Избранное (Дан) - страница 2

— Думал я, выучишься ты, помогать нам станешь, стар я стал, а как горбил, так и горблю… один-от на себе воз тащу… обидно!..

Так повторяется изо дня в день, с тех пор как сын вернулся. Заранее чует он, когда старик заведет свою канитель, а уж как начнет, не остановишь, — пилит, пилит… В предвкушении этих попреков сын всегда ежится. Тяжелым бременем ложатся на душу отцовские слова.

В ту самую первую ночь, когда старик вдруг ни с того ни с сего заговорил, сын ужасно встревожился, вскочил с постели, хотел бежать куда глаза глядят — тяжелы, ох как тяжелы показались ему укоры отца. Но, дойдя до двери, он упал на порог и заплакал в голос. Мать проснулась, накинулась на старика, на куски его готова была разорвать, орала, что всем он жизнь отравляет своим ворчанием. Мало ему, что в старуху ее превратил, так теперь родного сына из дому выживает. Старик, разобиженный еще сильней, разворчался, ругал дом, где все не как у людей, бестолковое хозяйство, где все не ладится, а все отчего? Хуже нет, коли баба в доме верховодит, никакого толку от этого не жди. А теперь пусть хоть все огнем горит, не скажет он больше ни слова, молчать будет как проклятый…

Но «проклятый» молчал недолго… И изо дня в день повторяется одно и то же. Вот и теперь нудит он заунывным голосом:

— Читаешь?.. Ну читай, читай…

Говорит, говорит, жалуется… Но сын будто и не слышит, замкнулся в себе, уполз как улитка в раковину, словно скорлупой обволокся, и, что бы отец ни говорил, ему нипочем, вытащить его из раковины невозможно. Но, бывает, порой лопается тонкая скорлупка, ранимой становится душа, отцовские жалобы язвительной болью жалят ее, и тогда сын один-одинешенек в ночи тихо плачет…

Успокоившись, студент выпрастывает из-под одеяла руку, закладывает под голову и, глядя в потолок, вновь предается своему любимому занятию — мечтам. И надолго мечты отгоняют сон…
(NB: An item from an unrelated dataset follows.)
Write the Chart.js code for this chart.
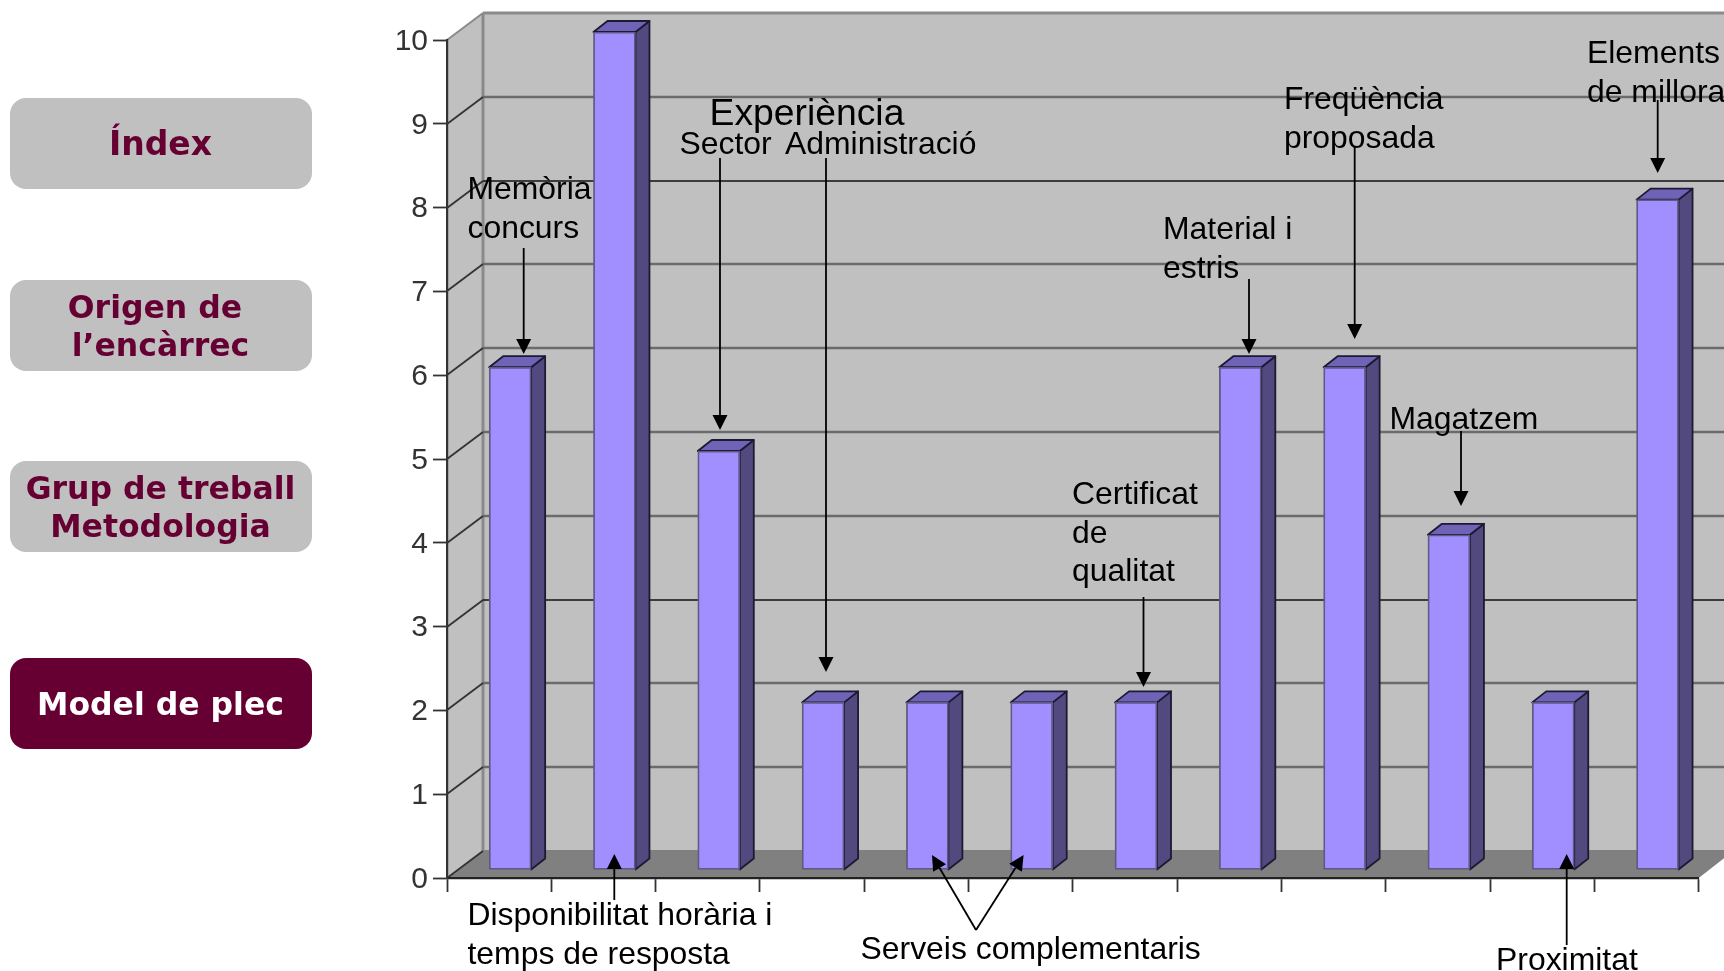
<!DOCTYPE html>
<html>
<head>
<meta charset="utf-8">
<style>
html,body{margin:0;padding:0;background:#fff;width:1724px;height:971px;overflow:hidden}
canvas{position:absolute;left:0;top:0;filter:blur(0.45px)}
.nav{position:absolute;left:9.5px;width:302px;height:91px;border-radius:16px;background:#c0c0c0;color:#660033;
font:bold 31.5px/38px "DejaVu Sans",sans-serif;display:flex;align-items:center;justify-content:center;text-align:center;white-space:pre-line;filter:blur(0.3px)}
.nav.on{background:#660033;color:#fff}
</style>
</head>
<body>
<div class="nav" style="top:98px;font-size:33px">Índex</div>
<div class="nav" style="top:280px">Origen de&nbsp;
l’encàrrec</div>
<div class="nav" style="top:461px">Grup de treball
Metodologia</div>
<div class="nav on" style="top:658px">Model de plec</div>
<canvas id="c" width="1724" height="971"></canvas>
<script src="https://cdn.jsdelivr.net/npm/chart.js@4/dist/chart.umd.js"></script>
<script>
const categories = ["Memòria concurs","Disponibilitat horària i temps de resposta","Sector","Administració","Serveis complementaris 1","Serveis complementaris 2","Certificat de qualitat","Material i estris","Freqüència proposada","Magatzem","Proximitat","Elements de millora"];
const values = [6,10,5,2,2,2,2,6,6,4,2,8];
const yTicks = [0,1,2,3,4,5,6,7,8,9,10];
const notes = [
  {lines:["Memòria","concurs"],x:467.5,y:199},
  {lines:["Experiència"],x:709.5,y:125,size:37.3},
  {lines:["Sector"],x:679.5,y:154},
  {lines:["Administració"],x:785,y:154},
  {lines:["Certificat","de","qualitat"],x:1072,y:504},
  {lines:["Material i","estris"],x:1163,y:239},
  {lines:["Freqüència","proposada"],x:1284,y:109},
  {lines:["Magatzem"],x:1389.5,y:429},
  {lines:["Elements","de millora"],x:1587,y:63},
  {lines:["Disponibilitat horària i","temps de resposta"],x:467.5,y:925},
  {lines:["Serveis complementaris"],x:860.5,y:959},
  {lines:["Proximitat"],x:1496,y:970}
];
const arrows = [
  [523.7,248,523.7,354],[720,158,720,430],[826,158,826,672],[1143.5,597,1143.5,687],
  [1249,279,1249,354],[1354.7,146,1354.7,339],[1461,431,1461,506],[1657.7,100,1657.7,173],
  [614.3,900,614.3,854],[1566.7,945,1566.7,854],[976,930,932,855],[976,930,1023.6,855]
];
const barShift = {x:11,y:-8}, depth = {x:14,y:-11}, wall = {x:36,y:-27};
const blackLines = [3,8];

const threeD = {
  id:'threeD',
  beforeDraw(chart){
    const {ctx,chartArea:a,scales:{y}} = chart;
    const bx=a.left+wall.x, rx=a.right+wall.x;
    ctx.save();
    ctx.fillStyle='#c0c0c0';
    ctx.beginPath();
    ctx.moveTo(a.left,a.top);ctx.lineTo(bx,a.top+wall.y);ctx.lineTo(rx,a.top+wall.y);
    ctx.lineTo(rx,a.bottom+wall.y);ctx.lineTo(a.left,a.bottom);ctx.closePath();ctx.fill();
    ctx.fillStyle='#808080';
    ctx.beginPath();
    ctx.moveTo(a.left,a.bottom);ctx.lineTo(bx,a.bottom+wall.y-1);ctx.lineTo(rx,a.bottom+wall.y-1);
    ctx.lineTo(a.right,a.bottom);ctx.closePath();ctx.fill();
    ctx.strokeStyle='#8a8a8a';ctx.lineWidth=3;
    ctx.beginPath();ctx.moveTo(bx,a.top+wall.y);ctx.lineTo(rx,a.top+wall.y);ctx.stroke();
    ctx.beginPath();ctx.moveTo(bx,a.top+wall.y);ctx.lineTo(bx,a.bottom+wall.y);ctx.stroke();
    ctx.lineWidth=2;
    ctx.beginPath();ctx.moveTo(a.left,a.top);ctx.lineTo(bx,a.top+wall.y);ctx.strokeStyle='#8a8a8a';ctx.stroke();
    yTicks.forEach(v=>{
      if(v===10) return;
      const py=Math.round(y.getPixelForValue(v));
      if(v>0){
        const dark=blackLines.includes(v);
        ctx.strokeStyle=dark?'#111':'#6b6b6b';ctx.lineWidth=dark?1.6:2.5;
        ctx.beginPath();ctx.moveTo(bx,py+wall.y);ctx.lineTo(rx,py+wall.y);ctx.stroke();
      }
      ctx.strokeStyle='#333';ctx.lineWidth=1.8;
      ctx.beginPath();ctx.moveTo(a.left,py);ctx.lineTo(bx,py+wall.y);ctx.stroke();
    });
    ctx.restore();
  },
  beforeDatasetsDraw(chart){
    const {ctx}=chart;
    ctx.save();
    ctx.translate(barShift.x,barShift.y);
    chart.getDatasetMeta(0).data.forEach(b=>{
      const l=b.x-b.width/2,r=b.x+b.width/2;
      ctx.lineWidth=1.8;ctx.strokeStyle='#1c1a33';ctx.lineJoin='round';
      ctx.fillStyle='#524a7f';
      ctx.beginPath();ctx.moveTo(r,b.y);ctx.lineTo(r+depth.x,b.y+depth.y);ctx.lineTo(r+depth.x,b.base+depth.y);ctx.lineTo(r,b.base);ctx.closePath();ctx.fill();ctx.stroke();
      ctx.fillStyle='#6f63b8';
      ctx.beginPath();ctx.moveTo(l,b.y);ctx.lineTo(l+depth.x,b.y+depth.y);ctx.lineTo(r+depth.x,b.y+depth.y);ctx.lineTo(r,b.y);ctx.closePath();ctx.fill();ctx.stroke();
    });
  },
  afterDatasetsDraw(chart){ chart.ctx.restore(); },
  afterDraw(chart){
    const {ctx}=chart;
    ctx.save();
    ctx.fillStyle='#000';ctx.strokeStyle='#000';ctx.lineWidth=1.8;
    arrows.forEach(([x0,y0,x1,y1])=>{
      const t=Math.atan2(y1-y0,x1-x0),h=15,w=7.5;
      const bxx=x1-h*Math.cos(t),byy=y1-h*Math.sin(t);
      ctx.beginPath();ctx.moveTo(x0,y0);ctx.lineTo(bxx,byy);ctx.stroke();
      ctx.beginPath();ctx.moveTo(x1,y1);
      ctx.lineTo(bxx-w*Math.sin(t),byy+w*Math.cos(t));
      ctx.lineTo(bxx+w*Math.sin(t),byy-w*Math.cos(t));ctx.closePath();ctx.fill();
    });
    ctx.textAlign='left';ctx.textBaseline='alphabetic';
    notes.forEach(n=>{
      ctx.font=(n.size||31.9)+'px "Liberation Sans", Arial, sans-serif';
      n.lines.forEach((t,i)=>ctx.fillText(t,n.x,n.y+i*38.5));
    });
    ctx.restore();
  }
};

new Chart(document.getElementById('c'),{
  type:'bar',
  data:{labels:categories,datasets:[{data:values,backgroundColor:'#a18fff',borderColor:'#5f5a85',borderWidth:1.8,barThickness:42,borderSkipped:false}]},
  plugins:[threeD],
  options:{
    responsive:false,animation:false,events:[],
    layout:{padding:{left:387,right:25.3,top:40,bottom:73}},
    plugins:{legend:{display:false},tooltip:{enabled:false},title:{display:false}},
    scales:{
      x:{ticks:{display:false},
         grid:{offset:true,drawOnChartArea:false,drawTicks:true,tickLength:14,tickColor:'#333',tickWidth:1.8},
         border:{color:'#222',width:2.2},
         afterFit(s){s.height=20;}},
      y:{min:0,max:10,
         ticks:{stepSize:1,color:'#333',padding:5,labelOffset:1.5,font:{family:'"Liberation Sans", Arial, sans-serif',size:30}},
         grid:{drawOnChartArea:false,drawTicks:true,tickLength:14,tickColor:'#333',tickWidth:1.8},
         border:{color:'#333',width:2.2},
         afterFit(s){s.width=60;}}
    }
  }
});
</script>
</body>
</html>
Видится юноше бурная и увлекательная студенческая жизнь, особенно приятная для тех, у кого водятся деньги. Вспоминает он, как преподаватель славянских языков предложил ему поехать учиться за границу, но вышло совсем по-другому, пришлось ему оставить занятия, угодил он в больницу с «катаром легких», а после увезли его домой. Он помнит, как закутали его в толстое покрывало, запеленали как младенца, чтобы не простыл он в тонком и легком пальтишке, везли его в телеге, запряженной двумя волами, долго тащилась она по избитой, в ямах дороге, конца краю, казалось, не будет этому путешествию…

И вот он дома, «на лечении» — да какое уж там лечение, только салом и лечится, молока нет, на врачей денег нет, на лекарства тоже. Чтобы отправить одно письмо в город, матери приходится продать курицу, да еще и тащится за десять верст пешком.